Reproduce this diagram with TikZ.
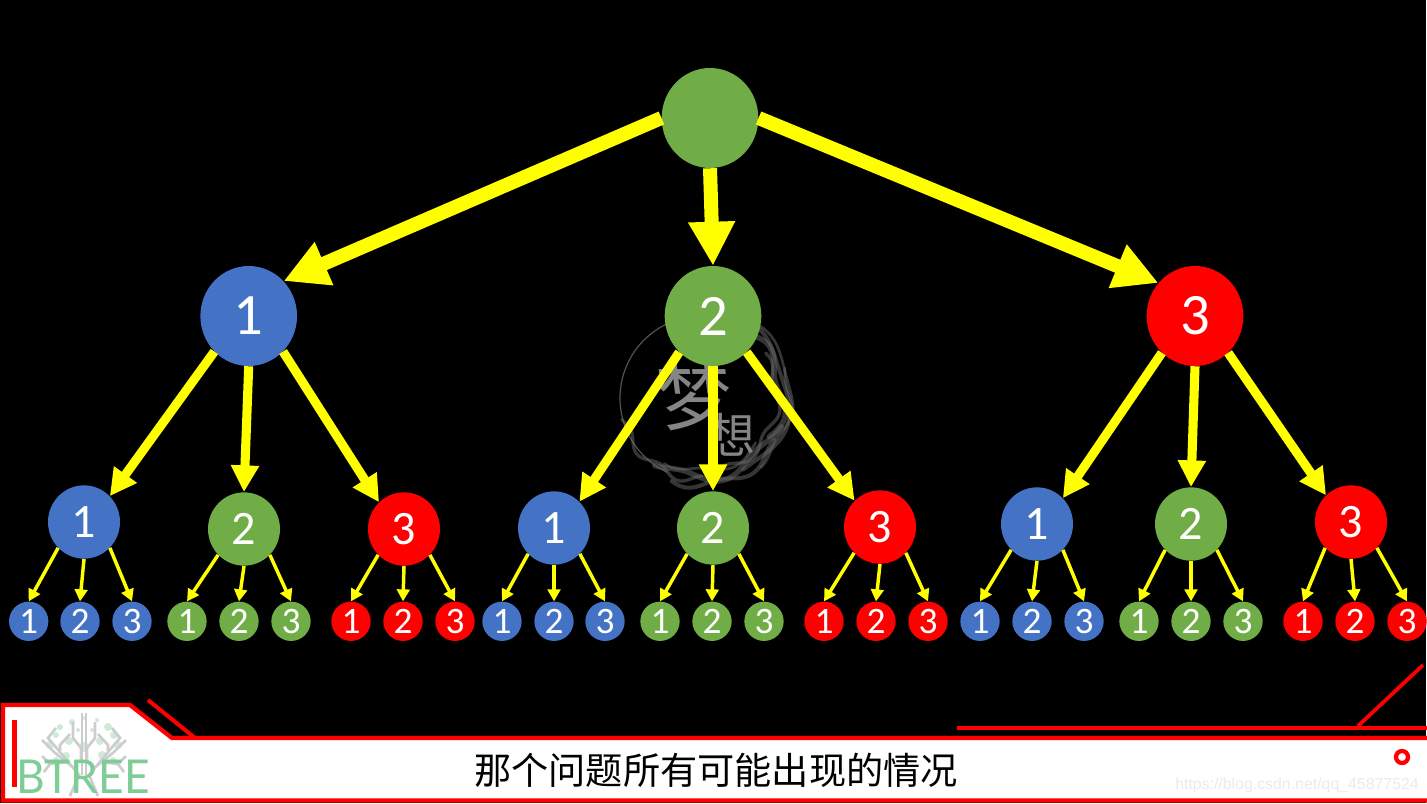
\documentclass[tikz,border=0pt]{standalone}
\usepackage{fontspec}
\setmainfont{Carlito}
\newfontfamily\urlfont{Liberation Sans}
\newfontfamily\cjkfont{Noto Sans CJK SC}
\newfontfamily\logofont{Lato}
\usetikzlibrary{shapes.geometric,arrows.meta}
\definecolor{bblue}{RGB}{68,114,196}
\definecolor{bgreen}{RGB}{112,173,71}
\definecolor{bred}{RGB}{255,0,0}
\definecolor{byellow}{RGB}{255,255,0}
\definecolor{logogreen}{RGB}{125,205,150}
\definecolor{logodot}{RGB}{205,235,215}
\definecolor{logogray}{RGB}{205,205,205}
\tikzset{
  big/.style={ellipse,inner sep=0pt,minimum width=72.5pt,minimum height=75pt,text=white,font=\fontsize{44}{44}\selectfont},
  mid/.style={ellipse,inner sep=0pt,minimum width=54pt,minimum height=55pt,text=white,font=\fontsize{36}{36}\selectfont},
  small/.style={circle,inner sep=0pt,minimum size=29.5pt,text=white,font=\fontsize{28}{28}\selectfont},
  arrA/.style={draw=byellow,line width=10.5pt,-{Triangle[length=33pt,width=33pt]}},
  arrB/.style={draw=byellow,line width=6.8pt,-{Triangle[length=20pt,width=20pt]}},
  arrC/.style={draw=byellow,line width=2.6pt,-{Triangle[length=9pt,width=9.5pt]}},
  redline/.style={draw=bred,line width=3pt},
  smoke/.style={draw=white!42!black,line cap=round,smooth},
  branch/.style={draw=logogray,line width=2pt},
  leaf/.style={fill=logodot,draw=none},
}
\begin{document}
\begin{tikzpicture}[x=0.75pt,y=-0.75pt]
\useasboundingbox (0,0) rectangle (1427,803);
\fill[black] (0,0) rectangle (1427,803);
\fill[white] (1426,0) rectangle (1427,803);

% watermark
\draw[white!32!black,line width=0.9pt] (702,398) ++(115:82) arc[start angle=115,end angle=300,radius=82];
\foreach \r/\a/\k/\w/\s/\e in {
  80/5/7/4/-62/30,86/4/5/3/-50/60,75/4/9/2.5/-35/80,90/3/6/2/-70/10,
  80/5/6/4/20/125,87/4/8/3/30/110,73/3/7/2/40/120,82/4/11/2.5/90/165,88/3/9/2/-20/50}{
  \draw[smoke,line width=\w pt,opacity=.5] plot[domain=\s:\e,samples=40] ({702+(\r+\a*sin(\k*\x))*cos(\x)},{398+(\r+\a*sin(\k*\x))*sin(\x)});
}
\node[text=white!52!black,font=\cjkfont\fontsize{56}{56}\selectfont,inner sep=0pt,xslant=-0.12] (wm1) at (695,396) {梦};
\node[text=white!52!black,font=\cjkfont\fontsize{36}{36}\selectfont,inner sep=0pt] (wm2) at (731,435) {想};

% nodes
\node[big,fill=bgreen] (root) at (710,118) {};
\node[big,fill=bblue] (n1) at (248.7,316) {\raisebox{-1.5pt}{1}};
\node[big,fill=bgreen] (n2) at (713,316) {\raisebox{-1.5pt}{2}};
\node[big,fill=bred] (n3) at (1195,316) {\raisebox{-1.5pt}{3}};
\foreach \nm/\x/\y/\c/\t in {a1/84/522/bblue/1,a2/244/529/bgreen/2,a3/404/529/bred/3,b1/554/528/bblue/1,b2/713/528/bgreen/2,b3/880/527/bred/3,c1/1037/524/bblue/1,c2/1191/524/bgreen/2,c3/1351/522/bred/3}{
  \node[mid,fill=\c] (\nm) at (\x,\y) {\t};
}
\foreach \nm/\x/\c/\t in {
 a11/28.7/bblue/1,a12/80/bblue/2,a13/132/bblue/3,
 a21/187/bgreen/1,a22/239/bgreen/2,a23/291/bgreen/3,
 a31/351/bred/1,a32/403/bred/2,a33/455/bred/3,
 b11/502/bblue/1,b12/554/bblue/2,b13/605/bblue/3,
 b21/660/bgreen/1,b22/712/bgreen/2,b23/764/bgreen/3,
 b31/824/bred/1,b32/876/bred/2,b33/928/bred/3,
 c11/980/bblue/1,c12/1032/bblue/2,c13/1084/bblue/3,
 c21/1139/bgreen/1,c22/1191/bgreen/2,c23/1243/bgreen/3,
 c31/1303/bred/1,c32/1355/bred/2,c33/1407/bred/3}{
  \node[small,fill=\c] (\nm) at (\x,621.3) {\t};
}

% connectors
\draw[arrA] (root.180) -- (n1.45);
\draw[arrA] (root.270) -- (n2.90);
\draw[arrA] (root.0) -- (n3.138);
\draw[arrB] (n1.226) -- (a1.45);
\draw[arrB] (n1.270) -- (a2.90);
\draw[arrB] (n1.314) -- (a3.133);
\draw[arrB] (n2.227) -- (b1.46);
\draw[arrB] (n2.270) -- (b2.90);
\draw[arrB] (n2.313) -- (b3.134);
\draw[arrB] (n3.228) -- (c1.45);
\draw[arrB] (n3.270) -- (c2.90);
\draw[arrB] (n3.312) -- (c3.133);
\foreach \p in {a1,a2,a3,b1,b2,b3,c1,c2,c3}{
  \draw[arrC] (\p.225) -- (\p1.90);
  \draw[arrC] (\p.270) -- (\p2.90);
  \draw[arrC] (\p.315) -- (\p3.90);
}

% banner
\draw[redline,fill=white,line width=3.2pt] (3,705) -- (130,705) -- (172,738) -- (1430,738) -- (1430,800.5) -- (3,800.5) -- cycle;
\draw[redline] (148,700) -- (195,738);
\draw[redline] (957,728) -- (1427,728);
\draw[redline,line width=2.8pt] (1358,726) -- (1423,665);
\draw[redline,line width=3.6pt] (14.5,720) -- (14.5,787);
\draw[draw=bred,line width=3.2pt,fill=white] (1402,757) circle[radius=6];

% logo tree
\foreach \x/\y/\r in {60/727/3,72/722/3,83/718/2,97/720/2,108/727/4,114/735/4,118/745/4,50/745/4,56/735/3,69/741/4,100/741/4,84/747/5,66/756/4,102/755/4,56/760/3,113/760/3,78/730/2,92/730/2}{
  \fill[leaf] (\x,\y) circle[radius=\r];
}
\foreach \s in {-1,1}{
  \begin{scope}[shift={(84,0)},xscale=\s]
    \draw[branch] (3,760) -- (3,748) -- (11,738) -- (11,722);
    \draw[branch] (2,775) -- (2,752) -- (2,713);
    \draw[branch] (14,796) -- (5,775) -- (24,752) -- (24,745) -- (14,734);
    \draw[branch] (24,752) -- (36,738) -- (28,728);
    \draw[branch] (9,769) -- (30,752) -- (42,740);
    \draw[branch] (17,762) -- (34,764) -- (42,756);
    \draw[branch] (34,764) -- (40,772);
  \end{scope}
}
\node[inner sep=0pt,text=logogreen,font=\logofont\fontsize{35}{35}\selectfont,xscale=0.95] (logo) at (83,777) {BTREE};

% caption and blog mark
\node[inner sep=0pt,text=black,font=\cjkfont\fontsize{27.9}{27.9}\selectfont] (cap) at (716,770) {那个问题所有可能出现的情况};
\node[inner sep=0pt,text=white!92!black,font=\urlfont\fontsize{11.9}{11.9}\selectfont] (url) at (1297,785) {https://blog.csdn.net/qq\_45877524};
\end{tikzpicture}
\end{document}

_ _ _ _

### Exercise
Without including any pictures, print all of the material exactly as given.

### Task result
Reproduce this diagram with TikZ.
\documentclass[tikz,border=0pt]{standalone}
\usepackage{fontspec}
\setmainfont{Carlito}
\newfontfamily\urlfont{Liberation Sans}
\newfontfamily\cjkfont{Noto Sans CJK SC}
\newfontfamily\logofont{Lato}
\usetikzlibrary{shapes.geometric,arrows.meta}
\definecolor{bblue}{RGB}{68,114,196}
\definecolor{bgreen}{RGB}{112,173,71}
\definecolor{bred}{RGB}{255,0,0}
\definecolor{byellow}{RGB}{255,255,0}
\definecolor{logogreen}{RGB}{125,205,150}
\definecolor{logodot}{RGB}{205,235,215}
\definecolor{logogray}{RGB}{205,205,205}
\tikzset{
  big/.style={ellipse,inner sep=0pt,minimum width=72.5pt,minimum height=75pt,text=white,font=\fontsize{44}{44}\selectfont},
  mid/.style={ellipse,inner sep=0pt,minimum width=54pt,minimum height=55pt,text=white,font=\fontsize{36}{36}\selectfont},
  small/.style={circle,inner sep=0pt,minimum size=29.5pt,text=white,font=\fontsize{28}{28}\selectfont},
  arrA/.style={draw=byellow,line width=10.5pt,-{Triangle[length=33pt,width=33pt]}},
  arrB/.style={draw=byellow,line width=6.8pt,-{Triangle[length=20pt,width=20pt]}},
  arrC/.style={draw=byellow,line width=2.6pt,-{Triangle[length=9pt,width=9.5pt]}},
  redline/.style={draw=bred,line width=3pt},
  smoke/.style={draw=white!42!black,line cap=round,smooth},
  branch/.style={draw=logogray,line width=2pt},
  leaf/.style={fill=logodot,draw=none},
}
\begin{document}
\begin{tikzpicture}[x=0.75pt,y=-0.75pt]
\useasboundingbox (0,0) rectangle (1427,803);
\fill[black] (0,0) rectangle (1427,803);
\fill[white] (1426,0) rectangle (1427,803);

% watermark
\draw[white!32!black,line width=0.9pt] (702,398) ++(115:82) arc[start angle=115,end angle=300,radius=82];
\foreach \r/\a/\k/\w/\s/\e in {
  80/5/7/4/-62/30,86/4/5/3/-50/60,75/4/9/2.5/-35/80,90/3/6/2/-70/10,
  80/5/6/4/20/125,87/4/8/3/30/110,73/3/7/2/40/120,82/4/11/2.5/90/165,88/3/9/2/-20/50}{
  \draw[smoke,line width=\w pt,opacity=.5] plot[domain=\s:\e,samples=40] ({702+(\r+\a*sin(\k*\x))*cos(\x)},{398+(\r+\a*sin(\k*\x))*sin(\x)});
}
\node[text=white!52!black,font=\cjkfont\fontsize{56}{56}\selectfont,inner sep=0pt,xslant=-0.12] (wm1) at (695,396) {梦};
\node[text=white!52!black,font=\cjkfont\fontsize{36}{36}\selectfont,inner sep=0pt] (wm2) at (731,435) {想};

% nodes
\node[big,fill=bgreen] (root) at (710,118) {};
\node[big,fill=bblue] (n1) at (248.7,316) {\raisebox{-1.5pt}{1}};
\node[big,fill=bgreen] (n2) at (713,316) {\raisebox{-1.5pt}{2}};
\node[big,fill=bred] (n3) at (1195,316) {\raisebox{-1.5pt}{3}};
\foreach \nm/\x/\y/\c/\t in {a1/84/522/bblue/1,a2/244/529/bgreen/2,a3/404/529/bred/3,b1/554/528/bblue/1,b2/713/528/bgreen/2,b3/880/527/bred/3,c1/1037/524/bblue/1,c2/1191/524/bgreen/2,c3/1351/522/bred/3}{
  \node[mid,fill=\c] (\nm) at (\x,\y) {\t};
}
\foreach \nm/\x/\c/\t in {
 a11/28.7/bblue/1,a12/80/bblue/2,a13/132/bblue/3,
 a21/187/bgreen/1,a22/239/bgreen/2,a23/291/bgreen/3,
 a31/351/bred/1,a32/403/bred/2,a33/455/bred/3,
 b11/502/bblue/1,b12/554/bblue/2,b13/605/bblue/3,
 b21/660/bgreen/1,b22/712/bgreen/2,b23/764/bgreen/3,
 b31/824/bred/1,b32/876/bred/2,b33/928/bred/3,
 c11/980/bblue/1,c12/1032/bblue/2,c13/1084/bblue/3,
 c21/1139/bgreen/1,c22/1191/bgreen/2,c23/1243/bgreen/3,
 c31/1303/bred/1,c32/1355/bred/2,c33/1407/bred/3}{
  \node[small,fill=\c] (\nm) at (\x,621.3) {\t};
}

% connectors
\draw[arrA] (root.180) -- (n1.45);
\draw[arrA] (root.270) -- (n2.90);
\draw[arrA] (root.0) -- (n3.138);
\draw[arrB] (n1.226) -- (a1.45);
\draw[arrB] (n1.270) -- (a2.90);
\draw[arrB] (n1.314) -- (a3.133);
\draw[arrB] (n2.227) -- (b1.46);
\draw[arrB] (n2.270) -- (b2.90);
\draw[arrB] (n2.313) -- (b3.134);
\draw[arrB] (n3.228) -- (c1.45);
\draw[arrB] (n3.270) -- (c2.90);
\draw[arrB] (n3.312) -- (c3.133);
\foreach \p in {a1,a2,a3,b1,b2,b3,c1,c2,c3}{
  \draw[arrC] (\p.225) -- (\p1.90);
  \draw[arrC] (\p.270) -- (\p2.90);
  \draw[arrC] (\p.315) -- (\p3.90);
}

% banner
\draw[redline,fill=white,line width=3.2pt] (3,705) -- (130,705) -- (172,738) -- (1430,738) -- (1430,800.5) -- (3,800.5) -- cycle;
\draw[redline] (148,700) -- (195,738);
\draw[redline] (957,728) -- (1427,728);
\draw[redline,line width=2.8pt] (1358,726) -- (1423,665);
\draw[redline,line width=3.6pt] (14.5,720) -- (14.5,787);
\draw[draw=bred,line width=3.2pt,fill=white] (1402,757) circle[radius=6];

% logo tree
\foreach \x/\y/\r in {60/727/3,72/722/3,83/718/2,97/720/2,108/727/4,114/735/4,118/745/4,50/745/4,56/735/3,69/741/4,100/741/4,84/747/5,66/756/4,102/755/4,56/760/3,113/760/3,78/730/2,92/730/2}{
  \fill[leaf] (\x,\y) circle[radius=\r];
}
\foreach \s in {-1,1}{
  \begin{scope}[shift={(84,0)},xscale=\s]
    \draw[branch] (3,760) -- (3,748) -- (11,738) -- (11,722);
    \draw[branch] (2,775) -- (2,752) -- (2,713);
    \draw[branch] (14,796) -- (5,775) -- (24,752) -- (24,745) -- (14,734);
    \draw[branch] (24,752) -- (36,738) -- (28,728);
    \draw[branch] (9,769) -- (30,752) -- (42,740);
    \draw[branch] (17,762) -- (34,764) -- (42,756);
    \draw[branch] (34,764) -- (40,772);
  \end{scope}
}
\node[inner sep=0pt,text=logogreen,font=\logofont\fontsize{35}{35}\selectfont,xscale=0.95] (logo) at (83,777) {BTREE};

% caption and blog mark
\node[inner sep=0pt,text=black,font=\cjkfont\fontsize{27.9}{27.9}\selectfont] (cap) at (716,770) {那个问题所有可能出现的情况};
\node[inner sep=0pt,text=white!92!black,font=\urlfont\fontsize{11.9}{11.9}\selectfont] (url) at (1297,785) {https://blog.csdn.net/qq\_45877524};
\end{tikzpicture}
\end{document}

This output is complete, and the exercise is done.